= WHAT IS NEEDED =
Your task is to retype the lines between the line with "Emit a web page" and the line with "0.925,0.925,0.925,0.925,0.925,0.925,0.925,0.925,0.925,0.925];", inclusive. Copy no pictures and no other lines.

-=-=-

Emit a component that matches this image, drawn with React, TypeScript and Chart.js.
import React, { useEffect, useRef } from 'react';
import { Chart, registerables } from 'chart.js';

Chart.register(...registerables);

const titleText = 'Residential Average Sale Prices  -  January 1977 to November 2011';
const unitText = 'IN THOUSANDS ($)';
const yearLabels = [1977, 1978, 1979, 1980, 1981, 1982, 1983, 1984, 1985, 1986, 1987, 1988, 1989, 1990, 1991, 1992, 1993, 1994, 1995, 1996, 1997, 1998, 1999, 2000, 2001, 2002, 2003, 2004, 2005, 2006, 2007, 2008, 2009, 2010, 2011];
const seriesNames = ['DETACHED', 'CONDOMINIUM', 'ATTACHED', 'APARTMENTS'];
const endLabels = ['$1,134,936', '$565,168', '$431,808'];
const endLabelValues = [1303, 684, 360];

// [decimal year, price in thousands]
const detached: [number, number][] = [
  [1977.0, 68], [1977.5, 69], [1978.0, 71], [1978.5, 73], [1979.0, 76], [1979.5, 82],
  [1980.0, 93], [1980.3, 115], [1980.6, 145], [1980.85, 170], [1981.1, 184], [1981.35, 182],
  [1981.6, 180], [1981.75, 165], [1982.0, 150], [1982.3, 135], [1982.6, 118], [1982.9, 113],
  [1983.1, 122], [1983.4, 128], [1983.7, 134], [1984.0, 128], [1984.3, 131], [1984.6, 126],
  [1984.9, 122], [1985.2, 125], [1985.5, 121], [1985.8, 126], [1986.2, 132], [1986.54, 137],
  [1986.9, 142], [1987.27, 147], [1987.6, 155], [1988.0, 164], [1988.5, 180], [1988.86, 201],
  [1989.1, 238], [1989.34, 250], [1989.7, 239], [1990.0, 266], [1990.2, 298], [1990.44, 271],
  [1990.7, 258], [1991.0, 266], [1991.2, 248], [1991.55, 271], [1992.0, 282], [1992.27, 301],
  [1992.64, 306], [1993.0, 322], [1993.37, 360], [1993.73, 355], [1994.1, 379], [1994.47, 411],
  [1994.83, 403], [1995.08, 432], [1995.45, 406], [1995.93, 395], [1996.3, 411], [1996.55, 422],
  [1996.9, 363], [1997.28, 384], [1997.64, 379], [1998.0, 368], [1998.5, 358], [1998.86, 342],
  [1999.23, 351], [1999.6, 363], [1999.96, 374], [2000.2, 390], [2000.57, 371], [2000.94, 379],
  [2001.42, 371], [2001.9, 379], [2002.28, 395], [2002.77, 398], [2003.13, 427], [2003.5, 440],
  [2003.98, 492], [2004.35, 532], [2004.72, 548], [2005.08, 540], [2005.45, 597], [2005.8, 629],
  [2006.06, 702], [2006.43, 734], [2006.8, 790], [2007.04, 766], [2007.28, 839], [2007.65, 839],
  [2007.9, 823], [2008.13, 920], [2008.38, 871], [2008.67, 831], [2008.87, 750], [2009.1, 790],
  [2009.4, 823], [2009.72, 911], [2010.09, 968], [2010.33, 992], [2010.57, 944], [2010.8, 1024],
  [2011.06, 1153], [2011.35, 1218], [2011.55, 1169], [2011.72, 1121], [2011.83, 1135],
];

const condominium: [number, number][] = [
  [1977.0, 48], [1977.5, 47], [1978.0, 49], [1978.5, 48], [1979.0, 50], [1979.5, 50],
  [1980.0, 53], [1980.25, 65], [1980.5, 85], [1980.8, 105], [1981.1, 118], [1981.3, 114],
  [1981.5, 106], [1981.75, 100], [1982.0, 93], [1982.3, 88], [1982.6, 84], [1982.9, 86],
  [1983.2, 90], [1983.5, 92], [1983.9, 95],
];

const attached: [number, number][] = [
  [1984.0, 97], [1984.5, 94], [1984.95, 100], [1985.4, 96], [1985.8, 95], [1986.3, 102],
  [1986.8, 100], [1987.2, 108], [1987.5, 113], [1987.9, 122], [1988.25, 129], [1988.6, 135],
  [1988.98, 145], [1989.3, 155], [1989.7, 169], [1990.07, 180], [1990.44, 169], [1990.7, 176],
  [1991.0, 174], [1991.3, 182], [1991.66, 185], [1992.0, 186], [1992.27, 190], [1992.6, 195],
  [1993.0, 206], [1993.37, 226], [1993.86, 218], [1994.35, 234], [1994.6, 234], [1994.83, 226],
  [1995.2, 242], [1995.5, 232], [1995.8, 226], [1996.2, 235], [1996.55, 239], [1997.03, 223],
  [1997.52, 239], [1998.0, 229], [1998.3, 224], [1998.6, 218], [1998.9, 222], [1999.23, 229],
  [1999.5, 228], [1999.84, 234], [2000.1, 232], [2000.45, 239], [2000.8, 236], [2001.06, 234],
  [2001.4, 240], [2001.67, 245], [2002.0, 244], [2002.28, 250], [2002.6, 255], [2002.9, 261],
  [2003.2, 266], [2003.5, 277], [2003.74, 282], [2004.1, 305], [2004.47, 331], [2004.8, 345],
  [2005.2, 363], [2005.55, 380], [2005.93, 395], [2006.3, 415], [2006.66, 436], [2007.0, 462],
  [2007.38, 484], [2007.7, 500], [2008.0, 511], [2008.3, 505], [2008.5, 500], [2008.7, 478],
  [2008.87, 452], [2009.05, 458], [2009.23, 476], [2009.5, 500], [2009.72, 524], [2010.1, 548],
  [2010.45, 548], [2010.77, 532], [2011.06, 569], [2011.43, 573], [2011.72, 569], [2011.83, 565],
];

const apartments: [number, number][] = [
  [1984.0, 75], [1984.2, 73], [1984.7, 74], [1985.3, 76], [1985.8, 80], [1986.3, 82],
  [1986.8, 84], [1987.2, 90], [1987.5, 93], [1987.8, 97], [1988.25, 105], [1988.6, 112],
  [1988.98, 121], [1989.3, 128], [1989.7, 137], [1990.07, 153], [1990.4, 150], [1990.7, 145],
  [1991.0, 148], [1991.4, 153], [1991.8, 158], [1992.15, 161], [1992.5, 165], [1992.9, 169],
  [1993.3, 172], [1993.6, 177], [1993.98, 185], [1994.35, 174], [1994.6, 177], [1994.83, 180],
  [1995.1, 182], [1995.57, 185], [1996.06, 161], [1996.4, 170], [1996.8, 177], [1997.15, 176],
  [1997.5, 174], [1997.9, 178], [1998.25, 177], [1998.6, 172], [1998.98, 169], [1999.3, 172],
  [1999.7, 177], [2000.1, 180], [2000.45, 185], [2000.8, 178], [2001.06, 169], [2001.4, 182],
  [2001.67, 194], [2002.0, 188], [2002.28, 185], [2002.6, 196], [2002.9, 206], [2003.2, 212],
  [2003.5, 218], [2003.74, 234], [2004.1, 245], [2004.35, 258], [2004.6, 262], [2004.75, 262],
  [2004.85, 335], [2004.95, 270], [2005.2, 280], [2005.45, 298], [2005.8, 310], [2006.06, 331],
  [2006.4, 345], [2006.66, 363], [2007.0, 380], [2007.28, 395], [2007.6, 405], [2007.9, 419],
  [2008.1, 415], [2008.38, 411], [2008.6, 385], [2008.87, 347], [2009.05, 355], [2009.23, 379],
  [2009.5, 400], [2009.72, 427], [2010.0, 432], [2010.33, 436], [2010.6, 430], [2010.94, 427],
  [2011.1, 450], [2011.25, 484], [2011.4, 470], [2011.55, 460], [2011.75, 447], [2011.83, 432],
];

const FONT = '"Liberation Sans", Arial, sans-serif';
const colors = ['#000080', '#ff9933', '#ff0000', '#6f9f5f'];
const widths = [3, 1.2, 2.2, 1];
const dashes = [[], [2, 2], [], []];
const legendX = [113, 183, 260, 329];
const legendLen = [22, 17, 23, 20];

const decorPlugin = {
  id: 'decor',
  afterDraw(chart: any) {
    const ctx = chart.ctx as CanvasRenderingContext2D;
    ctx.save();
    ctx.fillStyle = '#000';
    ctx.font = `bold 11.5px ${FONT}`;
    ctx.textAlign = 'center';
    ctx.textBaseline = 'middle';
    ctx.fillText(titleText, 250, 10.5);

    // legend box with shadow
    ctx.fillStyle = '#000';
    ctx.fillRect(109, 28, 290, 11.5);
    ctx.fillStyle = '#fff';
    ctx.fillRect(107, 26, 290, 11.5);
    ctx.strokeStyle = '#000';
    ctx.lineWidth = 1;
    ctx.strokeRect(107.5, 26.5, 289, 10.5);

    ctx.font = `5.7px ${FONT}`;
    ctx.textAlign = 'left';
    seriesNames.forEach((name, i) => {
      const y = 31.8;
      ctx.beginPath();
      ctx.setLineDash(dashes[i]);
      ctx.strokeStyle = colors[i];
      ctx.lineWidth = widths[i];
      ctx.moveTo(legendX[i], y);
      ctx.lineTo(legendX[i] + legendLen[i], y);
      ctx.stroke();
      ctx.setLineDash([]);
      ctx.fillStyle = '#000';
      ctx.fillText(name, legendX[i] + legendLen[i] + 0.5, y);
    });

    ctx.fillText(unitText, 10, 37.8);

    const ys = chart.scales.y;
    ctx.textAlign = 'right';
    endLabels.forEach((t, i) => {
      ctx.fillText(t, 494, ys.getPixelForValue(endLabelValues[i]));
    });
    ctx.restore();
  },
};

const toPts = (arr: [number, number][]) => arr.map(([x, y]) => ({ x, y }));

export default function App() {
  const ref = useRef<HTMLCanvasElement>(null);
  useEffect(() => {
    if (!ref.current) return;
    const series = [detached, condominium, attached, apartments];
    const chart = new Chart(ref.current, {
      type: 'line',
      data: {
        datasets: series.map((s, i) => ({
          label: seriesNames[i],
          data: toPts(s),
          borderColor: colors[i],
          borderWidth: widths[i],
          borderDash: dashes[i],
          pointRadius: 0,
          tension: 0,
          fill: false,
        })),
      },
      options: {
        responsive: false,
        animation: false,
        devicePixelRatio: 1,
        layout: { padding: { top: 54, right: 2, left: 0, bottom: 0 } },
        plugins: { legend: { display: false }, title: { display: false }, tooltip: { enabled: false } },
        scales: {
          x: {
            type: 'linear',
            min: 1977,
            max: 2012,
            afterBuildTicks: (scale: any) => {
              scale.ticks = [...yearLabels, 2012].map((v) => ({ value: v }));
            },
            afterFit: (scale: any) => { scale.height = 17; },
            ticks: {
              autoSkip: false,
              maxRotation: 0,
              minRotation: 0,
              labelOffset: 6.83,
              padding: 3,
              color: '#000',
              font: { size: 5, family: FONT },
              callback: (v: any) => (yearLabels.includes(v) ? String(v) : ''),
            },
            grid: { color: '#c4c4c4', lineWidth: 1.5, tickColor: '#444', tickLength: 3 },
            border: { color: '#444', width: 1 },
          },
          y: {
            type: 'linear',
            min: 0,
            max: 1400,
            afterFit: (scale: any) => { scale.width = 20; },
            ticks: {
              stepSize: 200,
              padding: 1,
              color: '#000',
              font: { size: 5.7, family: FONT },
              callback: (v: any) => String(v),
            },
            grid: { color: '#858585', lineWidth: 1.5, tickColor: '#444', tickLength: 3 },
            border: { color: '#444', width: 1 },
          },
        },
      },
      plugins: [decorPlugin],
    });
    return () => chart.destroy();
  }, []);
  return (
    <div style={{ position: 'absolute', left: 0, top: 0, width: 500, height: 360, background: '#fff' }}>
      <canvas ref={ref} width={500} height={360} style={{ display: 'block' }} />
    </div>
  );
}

-=-=-

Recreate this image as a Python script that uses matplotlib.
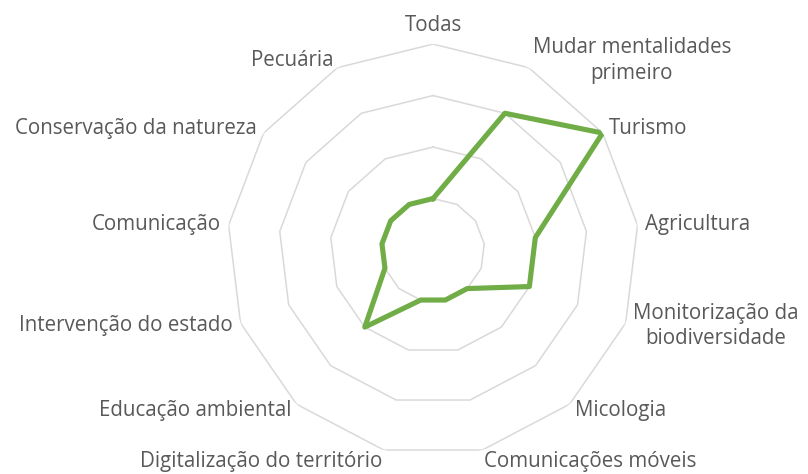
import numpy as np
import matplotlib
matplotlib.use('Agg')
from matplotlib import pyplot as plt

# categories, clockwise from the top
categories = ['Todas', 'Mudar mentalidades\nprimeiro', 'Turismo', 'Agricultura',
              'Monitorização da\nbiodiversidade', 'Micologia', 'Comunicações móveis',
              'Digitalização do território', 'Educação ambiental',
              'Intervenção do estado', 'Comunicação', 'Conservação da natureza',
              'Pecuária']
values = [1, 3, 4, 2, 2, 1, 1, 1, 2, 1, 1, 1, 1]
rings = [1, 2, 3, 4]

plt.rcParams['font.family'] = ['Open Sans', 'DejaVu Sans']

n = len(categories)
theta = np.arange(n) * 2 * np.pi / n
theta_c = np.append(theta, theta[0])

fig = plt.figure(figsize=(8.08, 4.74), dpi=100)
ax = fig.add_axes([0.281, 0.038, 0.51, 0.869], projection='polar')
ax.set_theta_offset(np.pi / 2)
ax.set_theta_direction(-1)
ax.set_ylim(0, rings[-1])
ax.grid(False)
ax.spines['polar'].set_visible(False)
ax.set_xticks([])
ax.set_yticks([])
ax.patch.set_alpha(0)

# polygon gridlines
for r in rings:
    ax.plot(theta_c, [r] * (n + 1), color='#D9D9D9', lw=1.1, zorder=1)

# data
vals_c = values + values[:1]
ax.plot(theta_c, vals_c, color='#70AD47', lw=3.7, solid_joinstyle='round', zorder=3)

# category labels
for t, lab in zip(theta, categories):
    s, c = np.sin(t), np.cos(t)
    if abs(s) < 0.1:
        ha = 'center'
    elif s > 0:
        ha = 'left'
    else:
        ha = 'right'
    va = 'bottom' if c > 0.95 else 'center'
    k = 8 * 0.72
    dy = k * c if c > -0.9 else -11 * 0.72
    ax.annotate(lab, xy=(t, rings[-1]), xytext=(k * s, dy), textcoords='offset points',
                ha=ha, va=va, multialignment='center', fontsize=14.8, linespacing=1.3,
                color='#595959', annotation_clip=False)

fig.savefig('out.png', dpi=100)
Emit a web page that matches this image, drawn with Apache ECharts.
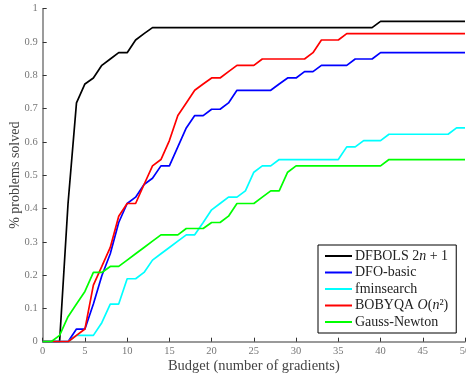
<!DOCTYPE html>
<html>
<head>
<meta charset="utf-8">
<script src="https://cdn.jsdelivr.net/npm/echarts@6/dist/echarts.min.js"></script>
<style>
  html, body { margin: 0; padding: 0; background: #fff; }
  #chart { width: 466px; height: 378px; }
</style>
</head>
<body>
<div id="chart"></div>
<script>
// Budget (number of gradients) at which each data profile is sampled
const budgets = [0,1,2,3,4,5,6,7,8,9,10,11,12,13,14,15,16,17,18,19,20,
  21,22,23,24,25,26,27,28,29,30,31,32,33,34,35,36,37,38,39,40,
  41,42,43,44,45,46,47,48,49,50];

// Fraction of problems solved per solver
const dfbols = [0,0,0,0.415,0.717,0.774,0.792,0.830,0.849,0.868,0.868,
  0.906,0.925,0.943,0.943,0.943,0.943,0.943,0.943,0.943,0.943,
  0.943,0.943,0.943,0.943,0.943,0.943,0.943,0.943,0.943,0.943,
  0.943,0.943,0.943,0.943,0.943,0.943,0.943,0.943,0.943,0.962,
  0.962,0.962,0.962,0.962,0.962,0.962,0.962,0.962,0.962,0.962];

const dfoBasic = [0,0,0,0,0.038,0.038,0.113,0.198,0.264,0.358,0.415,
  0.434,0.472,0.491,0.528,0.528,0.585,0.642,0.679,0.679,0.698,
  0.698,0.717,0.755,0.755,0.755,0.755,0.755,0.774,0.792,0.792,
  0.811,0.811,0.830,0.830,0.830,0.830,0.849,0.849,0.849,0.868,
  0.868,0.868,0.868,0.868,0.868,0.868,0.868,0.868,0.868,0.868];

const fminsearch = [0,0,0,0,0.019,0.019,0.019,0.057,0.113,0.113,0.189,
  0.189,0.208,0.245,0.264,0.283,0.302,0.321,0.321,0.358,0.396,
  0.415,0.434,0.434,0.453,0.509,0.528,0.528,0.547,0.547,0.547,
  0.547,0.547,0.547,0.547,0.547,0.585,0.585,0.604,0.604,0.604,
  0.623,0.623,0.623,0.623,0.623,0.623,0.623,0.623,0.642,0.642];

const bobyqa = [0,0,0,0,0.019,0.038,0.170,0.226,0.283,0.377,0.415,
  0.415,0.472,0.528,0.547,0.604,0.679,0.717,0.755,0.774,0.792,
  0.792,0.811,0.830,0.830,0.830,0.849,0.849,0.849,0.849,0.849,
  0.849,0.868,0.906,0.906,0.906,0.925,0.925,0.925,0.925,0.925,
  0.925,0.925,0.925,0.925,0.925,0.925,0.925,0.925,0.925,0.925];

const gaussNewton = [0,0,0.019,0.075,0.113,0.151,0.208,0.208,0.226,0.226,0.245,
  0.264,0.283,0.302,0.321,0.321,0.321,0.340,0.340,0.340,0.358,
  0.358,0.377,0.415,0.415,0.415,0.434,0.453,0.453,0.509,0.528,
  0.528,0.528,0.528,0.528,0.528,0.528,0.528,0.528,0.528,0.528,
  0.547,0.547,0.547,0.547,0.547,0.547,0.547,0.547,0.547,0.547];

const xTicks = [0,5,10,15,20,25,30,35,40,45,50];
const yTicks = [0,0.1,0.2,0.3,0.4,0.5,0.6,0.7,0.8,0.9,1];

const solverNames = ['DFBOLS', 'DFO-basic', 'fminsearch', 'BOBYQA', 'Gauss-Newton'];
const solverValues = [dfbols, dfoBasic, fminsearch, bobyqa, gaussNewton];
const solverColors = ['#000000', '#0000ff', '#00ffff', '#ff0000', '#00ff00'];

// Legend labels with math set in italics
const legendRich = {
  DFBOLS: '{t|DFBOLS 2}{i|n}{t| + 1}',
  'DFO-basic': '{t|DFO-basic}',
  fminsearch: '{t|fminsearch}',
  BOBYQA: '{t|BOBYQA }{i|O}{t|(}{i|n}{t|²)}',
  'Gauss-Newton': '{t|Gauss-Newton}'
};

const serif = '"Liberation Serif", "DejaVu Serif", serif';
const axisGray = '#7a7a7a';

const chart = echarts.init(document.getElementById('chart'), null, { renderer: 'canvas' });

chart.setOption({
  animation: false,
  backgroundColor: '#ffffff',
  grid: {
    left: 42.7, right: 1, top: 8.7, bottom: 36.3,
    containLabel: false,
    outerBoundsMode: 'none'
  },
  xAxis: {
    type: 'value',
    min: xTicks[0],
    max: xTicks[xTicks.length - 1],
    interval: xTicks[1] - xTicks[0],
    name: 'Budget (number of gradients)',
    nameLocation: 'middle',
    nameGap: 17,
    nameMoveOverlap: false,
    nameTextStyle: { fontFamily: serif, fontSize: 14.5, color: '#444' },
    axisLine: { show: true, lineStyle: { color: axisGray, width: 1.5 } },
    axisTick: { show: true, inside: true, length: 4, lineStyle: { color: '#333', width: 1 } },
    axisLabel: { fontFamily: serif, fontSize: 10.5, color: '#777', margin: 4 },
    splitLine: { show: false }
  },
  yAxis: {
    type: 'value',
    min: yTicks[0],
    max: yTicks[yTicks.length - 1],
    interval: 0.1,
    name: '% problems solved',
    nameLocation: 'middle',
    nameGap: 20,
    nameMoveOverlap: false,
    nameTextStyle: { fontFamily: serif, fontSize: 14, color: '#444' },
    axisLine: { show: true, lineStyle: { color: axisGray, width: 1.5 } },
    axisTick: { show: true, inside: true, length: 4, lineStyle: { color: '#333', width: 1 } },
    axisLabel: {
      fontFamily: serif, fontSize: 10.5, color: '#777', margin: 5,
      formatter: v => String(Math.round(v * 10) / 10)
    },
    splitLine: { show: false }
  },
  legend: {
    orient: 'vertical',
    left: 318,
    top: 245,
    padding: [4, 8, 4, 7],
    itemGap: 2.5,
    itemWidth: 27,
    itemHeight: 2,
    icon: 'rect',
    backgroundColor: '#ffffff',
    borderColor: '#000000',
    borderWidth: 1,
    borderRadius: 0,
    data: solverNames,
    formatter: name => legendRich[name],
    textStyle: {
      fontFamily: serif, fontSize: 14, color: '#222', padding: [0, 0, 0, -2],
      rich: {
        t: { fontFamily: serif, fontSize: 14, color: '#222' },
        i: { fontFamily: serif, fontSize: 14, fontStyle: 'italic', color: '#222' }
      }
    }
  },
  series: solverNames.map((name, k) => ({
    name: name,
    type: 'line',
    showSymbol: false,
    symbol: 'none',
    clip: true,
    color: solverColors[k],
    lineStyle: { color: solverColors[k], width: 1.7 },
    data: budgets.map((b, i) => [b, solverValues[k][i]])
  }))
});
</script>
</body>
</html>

-=-=-

= CORRECT OUTPUT =
Emit a web page that matches this image, drawn with Apache ECharts.
<!DOCTYPE html>
<html>
<head>
<meta charset="utf-8">
<script src="https://cdn.jsdelivr.net/npm/echarts@6/dist/echarts.min.js"></script>
<style>
  html, body { margin: 0; padding: 0; background: #fff; }
  #chart { width: 466px; height: 378px; }
</style>
</head>
<body>
<div id="chart"></div>
<script>
// Budget (number of gradients) at which each data profile is sampled
const budgets = [0,1,2,3,4,5,6,7,8,9,10,11,12,13,14,15,16,17,18,19,20,
  21,22,23,24,25,26,27,28,29,30,31,32,33,34,35,36,37,38,39,40,
  41,42,43,44,45,46,47,48,49,50];

// Fraction of problems solved per solver
const dfbols = [0,0,0,0.415,0.717,0.774,0.792,0.830,0.849,0.868,0.868,
  0.906,0.925,0.943,0.943,0.943,0.943,0.943,0.943,0.943,0.943,
  0.943,0.943,0.943,0.943,0.943,0.943,0.943,0.943,0.943,0.943,
  0.943,0.943,0.943,0.943,0.943,0.943,0.943,0.943,0.943,0.962,
  0.962,0.962,0.962,0.962,0.962,0.962,0.962,0.962,0.962,0.962];

const dfoBasic = [0,0,0,0,0.038,0.038,0.113,0.198,0.264,0.358,0.415,
  0.434,0.472,0.491,0.528,0.528,0.585,0.642,0.679,0.679,0.698,
  0.698,0.717,0.755,0.755,0.755,0.755,0.755,0.774,0.792,0.792,
  0.811,0.811,0.830,0.830,0.830,0.830,0.849,0.849,0.849,0.868,
  0.868,0.868,0.868,0.868,0.868,0.868,0.868,0.868,0.868,0.868];

const fminsearch = [0,0,0,0,0.019,0.019,0.019,0.057,0.113,0.113,0.189,
  0.189,0.208,0.245,0.264,0.283,0.302,0.321,0.321,0.358,0.396,
  0.415,0.434,0.434,0.453,0.509,0.528,0.528,0.547,0.547,0.547,
  0.547,0.547,0.547,0.547,0.547,0.585,0.585,0.604,0.604,0.604,
  0.623,0.623,0.623,0.623,0.623,0.623,0.623,0.623,0.642,0.642];

const bobyqa = [0,0,0,0,0.019,0.038,0.170,0.226,0.283,0.377,0.415,
  0.415,0.472,0.528,0.547,0.604,0.679,0.717,0.755,0.774,0.792,
  0.792,0.811,0.830,0.830,0.830,0.849,0.849,0.849,0.849,0.849,
  0.849,0.868,0.906,0.906,0.906,0.925,0.925,0.925,0.925,0.925,
  0.925,0.925,0.925,0.925,0.925,0.925,0.925,0.925,0.925,0.925];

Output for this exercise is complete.